While I didn’t know Chester Bennington’s music all that well, it was still extremely saddening to hear that he committed suicide. He left behind family, including his six kids. He left behind fame, for all the music he made. And while I don’t know his financial situation, maybe he left behind some fortune as well. Just thinking about all that he left behind makes me really upset.
In response to his suicide, many of us have called him selfish. Some of us, like me at times in the past, thought that people like Bennington would automatically go to hell because, through killing himself, he automatically violated the commandment which says that “thou shall not kill.” And others of us may just shake our heads and ask this: “What would lead him to do such a horrible act against himself?”
The problem with all of these types of responses is that they show a lack of sensitivity to just how difficult depression is. These responses do not consider the fact that, in the minds of some with suicidal depression, this earth would be better without them and that the least selfish thing to do is to take one’s own life. These responses do not consider the fact that for some people with suicidal depression, taking one’s own life is a way to ease oneself of pain on this earth. People with deep, even suicidal, levels of depression grapple with these sorts of emotions.
These emotions, while crazy to people who don’t struggle with depression, is a reality for some people with deep levels of depression.
Our society needs to stop demonizing the fact that this deep, even suicidal, level of depression is the reality for some people. Demonization will take us nowhere.
Instead, the existence of suicidal thoughts and actions should instead be a call to help. Namely, a call to help others if you have a family member or friend going through suicidal thoughts, and a call to help yourself if you are going through suicidal thoughts yourself.
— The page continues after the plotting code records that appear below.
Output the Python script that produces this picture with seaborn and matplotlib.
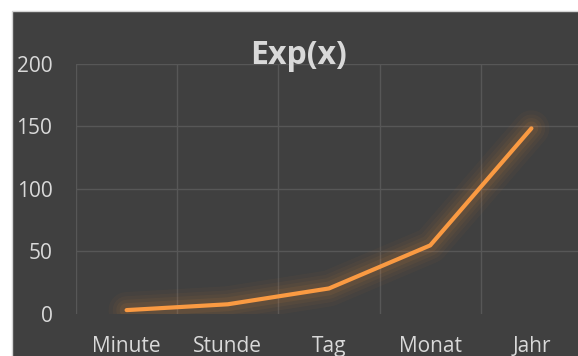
import matplotlib
matplotlib.use("Agg")
import matplotlib.pyplot as plt
from matplotlib.patches import Rectangle
import pandas as pd
import seaborn as sns

# Data
categories = ["Minute", "Stunde", "Tag", "Monat", "Jahr"]
values = [2.72, 7.39, 20.09, 54.60, 148.41]
y_ticks = [0, 50, 100, 150, 200]
title = "Exp(x)"

df = pd.DataFrame({"Zeit": categories, "Wert": values})

sns.set_theme(style="dark")
plt.rcParams["font.family"] = ["Open Sans", "DejaVu Sans"]

W, H = 578, 356
fig = plt.figure(figsize=(W / 100, H / 100), dpi=100, facecolor="white")

# dark chart area with thin light border
bg = "#404040"
fig.patches.append(Rectangle((12.5 / W, -0.1), 1.2, 1.1 - 10.5 / H,
                             transform=fig.transFigure, facecolor=bg,
                             edgecolor="#d4d4d4", linewidth=1.0, zorder=-10))

ax = fig.add_axes([76 / W, (H - 313.5) / H, (582 - 76) / W, (313.5 - 64) / H])
ax.set_facecolor(bg)
ax.patch.set_alpha(0)

line_color = "#FA9A42"

# soft glow under the line
for lw, a in [(26, 0.04), (20, 0.05), (15, 0.06), (10, 0.09)]:
    sns.lineplot(data=df, x="Zeit", y="Wert", ax=ax, color="#E08A3C",
                 linewidth=lw, alpha=a, sort=False, legend=False,
                 solid_capstyle="round", solid_joinstyle="round")

sns.lineplot(data=df, x="Zeit", y="Wert", ax=ax, color=line_color,
             linewidth=3.0, sort=False, legend=False,
             solid_capstyle="round", solid_joinstyle="round")

ax.set_xlim(-0.5, len(categories) - 0.5)
ax.set_ylim(y_ticks[0], y_ticks[-1])
ax.set_yticks(y_ticks)
ax.set_xticks(range(len(categories)))
ax.set_xticklabels(categories)
ax.set_xticks([i - 0.5 for i in range(len(categories) + 1)], minor=True)

grid_color = "#575757"
ax.grid(False)
ax.yaxis.grid(True, which="major", color=grid_color, linewidth=1.0)
ax.xaxis.grid(True, which="minor", color=grid_color, linewidth=1.0)
ax.set_axisbelow(True)
# the baseline gridline stays hidden under the glow
ax.yaxis.get_gridlines()[0].set_visible(False)

for s in ax.spines.values():
    s.set_visible(False)

text_color = "#D9D9D9"
ax.tick_params(axis="both", which="both", length=0, colors=text_color,
               labelsize=15)
ax.tick_params(axis="y", pad=17)
ax.tick_params(axis="x", pad=16)
ax.set_xlabel("")
ax.set_ylabel("")

fig.text(298.5 / W, 1 - 56 / H, title, ha="center", va="center",
         color=text_color, fontsize=23, fontweight="bold")

fig.savefig("out.png", dpi=100, facecolor="white")
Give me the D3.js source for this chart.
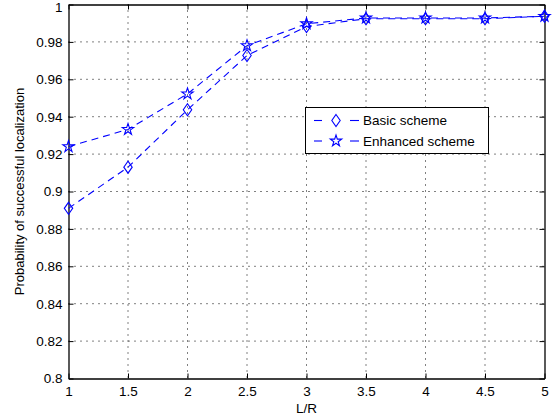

That call to help might differ from person to person, from situation to situation. Sometimes, a person needs to be reminded that he or she is loved and valued. Sometimes, you or a loved one needs a therapist. And sometimes, someone needs to just call the National Suicide Hotline (provided below).
By answering that call to help, you may save the life of a family member, a friend, or yourself.
Life can be difficult sometimes. It really can. But we are all in this life together, and I hope we can lift each other up enough to prevent future Chester Bennington-like situations.
National Suicide Hotline for the United States: 1-800-273-8255
Author’s Note: I wrote this blog piece in the last few days as a response to Bennington’s death. As a result, while I always edit my posts, this particular post might have grammar mistakes since I wrote this at the last minute. I apologize in advance for those mistakes.